> _INSTRUCTION_
Check each line for the word "matplotlib" and give how many have it. Say nothing else.

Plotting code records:

+---+

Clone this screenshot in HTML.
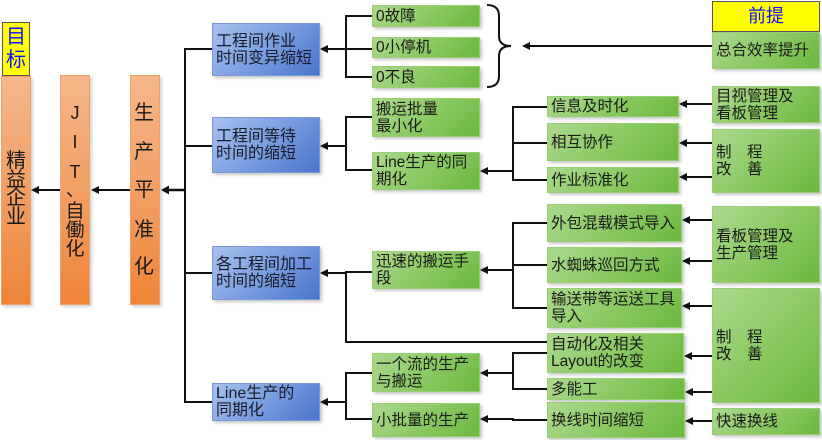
<!DOCTYPE html>
<html><head><meta charset="utf-8"><style>
html,body{margin:0;padding:0;background:#fff;}
body{width:822px;height:440px;position:relative;overflow:hidden;font-family:"Liberation Sans","Noto Sans CJK SC",sans-serif;color:#1a1a1a;}
.bx{position:absolute;box-sizing:border-box;display:flex;align-items:center;white-space:nowrap;padding-left:3px;box-shadow:2px 2px 3px rgba(0,0,0,0.22);}
.b{left:212px;width:108px;background:linear-gradient(135deg,#a6c1ef 0%,#7a9de0 50%,#4a74cc 100%);border:1px solid #7d9ad8;font-size:16px;line-height:17px;color:#1a1a2a;}
.g{background:linear-gradient(135deg,#acd98d 0%,#8cc963 50%,#6bb83f 100%);border:1px solid #96cf74;font-size:15.5px;line-height:17px;}
.m{left:372px;width:108px;}
.r{left:547px;}
.q{left:712px;width:108px;}
.o{position:absolute;box-sizing:border-box;top:75px;height:230px;width:30px;background:linear-gradient(180deg,#f5b78a 0%,#f29a5c 60%,#ee8437 100%);border:1px solid #f0a06a;box-shadow:2px 2px 3px rgba(0,0,0,0.18);}
.y{position:absolute;box-sizing:border-box;background:#ffff00;border:1px solid #555;color:#1010ff;text-align:center;}
.c{position:absolute;text-align:center;width:30px;}
svg{position:absolute;left:0;top:0;}
</style></head><body>
<svg width="822" height="440" viewBox="0 0 822 440">
<g stroke="#111" stroke-width="2" fill="none">
<line x1="60" y1="190" x2="36" y2="190"/>
<line x1="130" y1="190" x2="96" y2="190"/>
<line x1="185" y1="190" x2="166" y2="190" stroke-width="2.5"/>
<line x1="185" y1="48" x2="185" y2="403"/>
<line x1="184" y1="49" x2="212" y2="49"/>
<line x1="185" y1="146" x2="212" y2="146"/>
<line x1="185" y1="273" x2="212" y2="273"/>
<line x1="184" y1="402" x2="212" y2="402"/>
<polyline points="372,16 346,16 346,77 372,77"/>
<line x1="346" y1="49" x2="372" y2="49"/>
<line x1="346" y1="49" x2="326" y2="49"/>
<path d="M487,5 Q499,5 499,16 L499,36 Q499,46 511,46 Q499,46 499,56 L499,76 Q499,87 487,87"/>
<line x1="712" y1="46" x2="528" y2="46"/>
<polyline points="372,117 346,117 346,170 372,170"/>
<line x1="346" y1="146" x2="326" y2="146"/>
<polyline points="547,107 513,107 513,180 547,180"/>
<line x1="513" y1="143" x2="547" y2="143"/>
<line x1="513" y1="171" x2="486" y2="171"/>
<line x1="712" y1="104" x2="685" y2="104"/>
<line x1="712" y1="143" x2="685" y2="143"/>
<line x1="712" y1="177" x2="685" y2="177"/>
<polyline points="372,272 346,272 346,342 547,342"/>
<line x1="346" y1="273" x2="326" y2="273"/>
<polyline points="547,223 513,223 513,308 547,308"/>
<line x1="513" y1="265" x2="547" y2="265"/>
<line x1="513" y1="270" x2="486" y2="270"/>
<line x1="712" y1="220" x2="688" y2="220"/>
<line x1="712" y1="261" x2="688" y2="261"/>
<line x1="712" y1="306" x2="688" y2="306"/>
<line x1="712" y1="356" x2="690" y2="356"/>
<line x1="712" y1="392" x2="691" y2="392"/>
<line x1="712" y1="421" x2="691" y2="421"/>
<polyline points="372,373 346,373 346,419 372,419"/>
<line x1="346" y1="402" x2="326" y2="402"/>
<polyline points="547,353 513,353 513,389 547,389"/>
<line x1="513" y1="373" x2="486" y2="373"/>
<polyline points="547,420 513,420 513,419 486,419"/>
</g>
<g fill="#111">
<polygon points="31,190 39,186 39,194"/>
<polygon points="91,190 99,186 99,194"/>
<polygon points="161,190 169,185.5 169,194.5"/>
<polygon points="320,49 328,45 328,53"/>
<polygon points="320,146 328,142 328,150"/>
<polygon points="320,273 328,269 328,277"/>
<polygon points="320,402 328,398 328,406"/>
<polygon points="522,46 530,42 530,50"/>
<polygon points="480,171 488,167 488,175"/>
<polygon points="480,270 488,266 488,274"/>
<polygon points="480,373 488,369 488,377"/>
<polygon points="480,419 488,415 488,423"/>
<polygon points="679,104 687,100 687,108"/>
<polygon points="679,143 687,139 687,147"/>
<polygon points="679,177 687,173 687,181"/>
<polygon points="682,220 690,216 690,224"/>
<polygon points="682,261 690,257 690,265"/>
<polygon points="682,306 690,302 690,310"/>
<polygon points="684,356 692,352 692,360"/>
<polygon points="685,392 693,388 693,396"/>
<polygon points="685,421 693,417 693,425"/>
</g>
</svg>

<div class="y" style="left:2px;top:22px;width:28px;height:54px;font-size:20px;line-height:23px;padding-top:3px;">目<br>标</div>
<div class="o" style="left:1px;top:76px;width:30px;height:229px;"></div>
<div class="c" style="left:1px;top:152px;font-size:20px;line-height:18.5px;">精<br>益<br>企<br>业</div>

<div class="o" style="left:60px;"></div>
<div class="c" style="left:60px;top:102px;font-size:18px;line-height:22px;">J</div>
<div class="c" style="left:60px;top:131px;font-size:18px;line-height:22px;">I</div>
<div class="c" style="left:60px;top:161px;font-size:18px;line-height:22px;">T</div>
<div class="c" style="left:60px;top:179px;font-size:18px;line-height:22px;">、</div>
<div class="c" style="left:60px;top:202px;font-size:19px;line-height:19px;">自<br>働<br>化</div>

<div class="o" style="left:130px;"></div>
<div class="c" style="left:129px;top:102px;font-size:20px;line-height:22px;">生</div>
<div class="c" style="left:129px;top:141px;font-size:20px;line-height:22px;">产</div>
<div class="c" style="left:129px;top:179px;font-size:20px;line-height:22px;">平</div>
<div class="c" style="left:129px;top:219px;font-size:20px;line-height:22px;">准</div>
<div class="c" style="left:129px;top:256px;font-size:20px;line-height:22px;">化</div>

<div class="bx b" style="top:23px;height:53px;">工程间作业<br>时间变异缩短</div>
<div class="bx b" style="top:117px;height:56px;">工程间等待<br>时间的缩短</div>
<div class="bx b" style="top:246px;height:54px;">各工程间加工<br>时间的缩短</div>
<div class="bx b" style="top:383px;height:38px;">Line生产的<br>同期化</div>

<div class="bx g m" style="top:5px;height:22px;">0故障</div>
<div class="bx g m" style="top:37px;height:21px;">0小停机</div>
<div class="bx g m" style="top:66px;height:22px;">0不良</div>
<div class="bx g m" style="top:98px;height:39px;">搬运批量<br>最小化</div>
<div class="bx g m" style="top:152px;height:38px;">Line生产的同<br>期化</div>
<div class="bx g m" style="top:251px;height:38px;">迅速的搬运手<br>段</div>
<div class="bx g m" style="top:353px;height:39px;">一个流的生产<br>与搬运</div>
<div class="bx g m" style="top:403px;height:34px;">小批量的生产</div>

<div class="bx g r" style="top:96px;height:21px;width:132px;">信息及时化</div>
<div class="bx g r" style="top:123px;height:38px;width:132px;">相互协作</div>
<div class="bx g r" style="top:167px;height:26px;width:132px;">作业标准化</div>
<div class="bx g r" style="top:204px;height:38px;width:135px;">外包混载模式导入</div>
<div class="bx g r" style="top:247px;height:36px;width:135px;">水蜘蛛巡回方式</div>
<div class="bx g r" style="top:288px;height:40px;width:135px;">输送带等运送工具<br>导入</div>
<div class="bx g r" style="top:333px;height:40px;width:137px;">自动化及相关<br>Layout的改变</div>
<div class="bx g r" style="top:378px;height:22px;width:138px;">多能工</div>
<div class="bx g r" style="top:402px;height:36px;width:138px;">换线时间缩短</div>

<div class="y" style="left:712px;top:1px;width:108px;height:31px;font-size:18px;line-height:29px;">前提</div>
<div class="bx g q" style="top:32px;height:37px;">总合效率提升</div>
<div class="bx g q" style="top:86px;height:37px;">目视管理及<br>看板管理</div>
<div class="bx g q" style="top:129px;height:64px;">制　程<br>改　善</div>
<div class="bx g q" style="top:206px;height:77px;">看板管理及<br>生产管理</div>
<div class="bx g q" style="top:288px;height:115px;">制　程<br>改　善</div>
<div class="bx g q" style="top:408px;height:27px;">快速换线</div>
</body></html>
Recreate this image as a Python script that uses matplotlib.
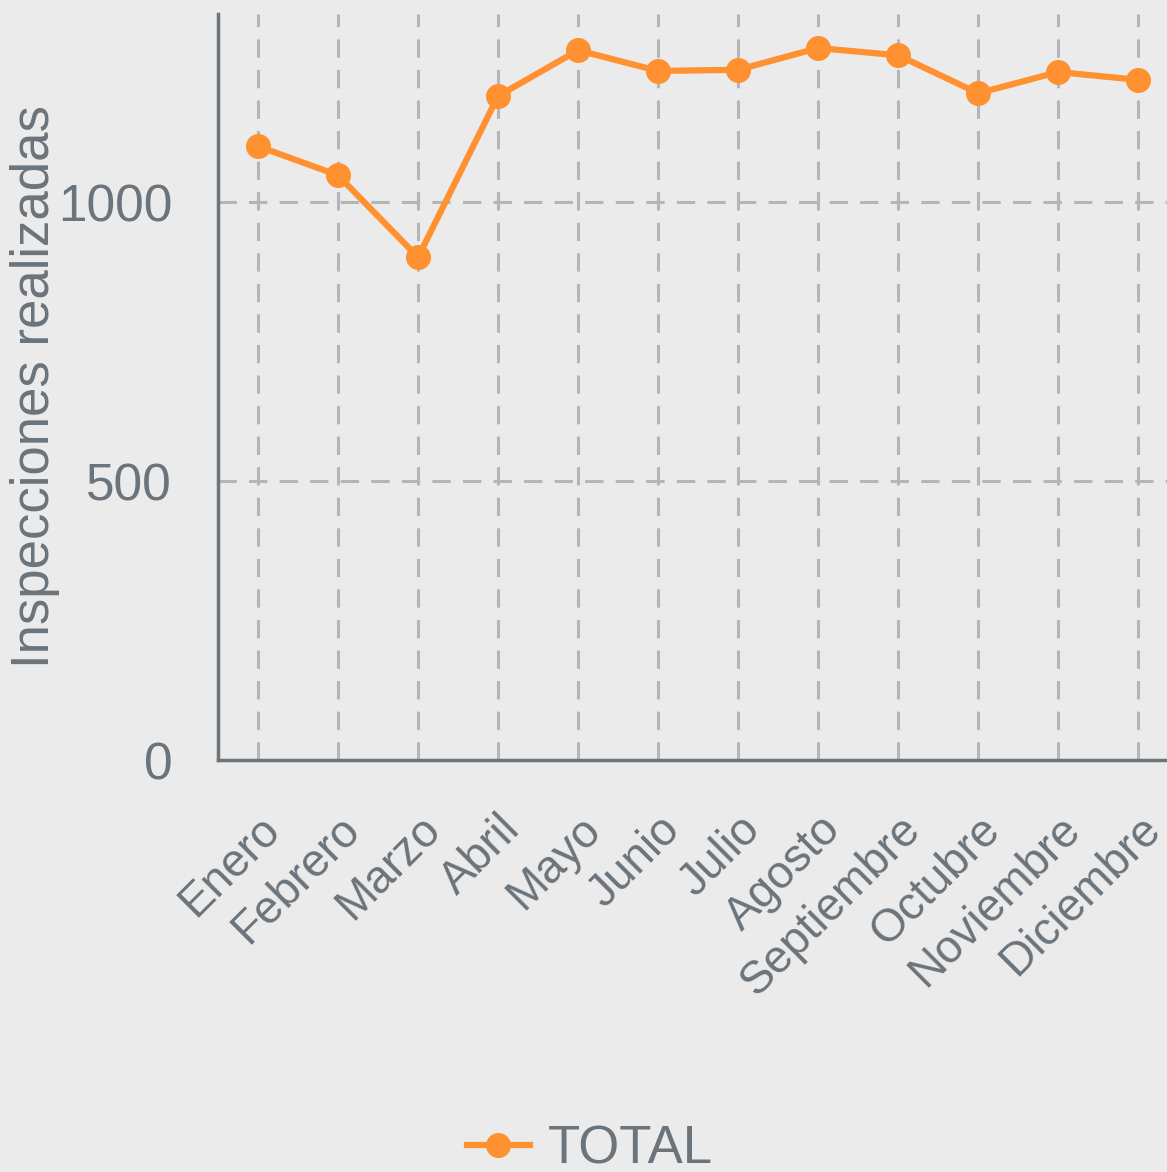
import matplotlib.pyplot as plt

months = ['Enero', 'Febrero', 'Marzo', 'Abril', 'Mayo', 'Junio', 'Julio',
          'Agosto', 'Septiembre', 'Octubre', 'Noviembre', 'Diciembre']
total = [1100, 1048, 901, 1190, 1272, 1235, 1237, 1276, 1263, 1195, 1233, 1219]

bg = '#ebebeb'
txt = '#6b737b'
orange = '#ff9130'
gridc = '#b3b6b9'

plt.rcParams['font.family'] = ['Liberation Sans']

fig = plt.figure(figsize=(11.67, 11.72), dpi=100, facecolor=bg)
ax = fig.add_axes([218 / 1167, 1 - 760 / 1172, 1 - 218 / 1167, (760 - 14) / 1172])
ax.set_facecolor(bg)

x = range(len(months))
ax.plot(x, total, color=orange, lw=4.5, marker='o', ms=17, label='TOTAL', zorder=3)

ax.set_xlim(-0.5, 11.36)
ax.set_ylim(0, 1337)
ax.set_yticks([0, 500, 1000])
ax.set_xticks(list(x))
ax.set_xticklabels(months, rotation=45, ha='right', rotation_mode='anchor')
ax.tick_params(axis='both', length=0, colors=txt)
ax.tick_params(axis='y', pad=33, labelsize=37)
ax.tick_params(axis='x', pad=34, labelsize=33)

ax.grid(True, color=gridc, lw=2.2, linestyle=(0, (6, 4)))
ax.set_axisbelow(True)
for s in ['top', 'right']:
    ax.spines[s].set_visible(False)
for s in ['left', 'bottom']:
    ax.spines[s].set_color(txt)
    ax.spines[s].set_linewidth(2.5)

ax.set_ylabel('Inspecciones realizadas', color=txt, fontsize=38)
ax.yaxis.set_label_coords((60 - 218) / 949, 0.5)

fig.legend(loc='center', bbox_to_anchor=(590 / 1167, 1 - 1149 / 1172), frameon=False,
           fontsize=38, labelcolor=txt, handlelength=1.2, handletextpad=0.35)

fig.savefig('out.png', dpi=100, facecolor=bg)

+---+

> _THE RESULT_
2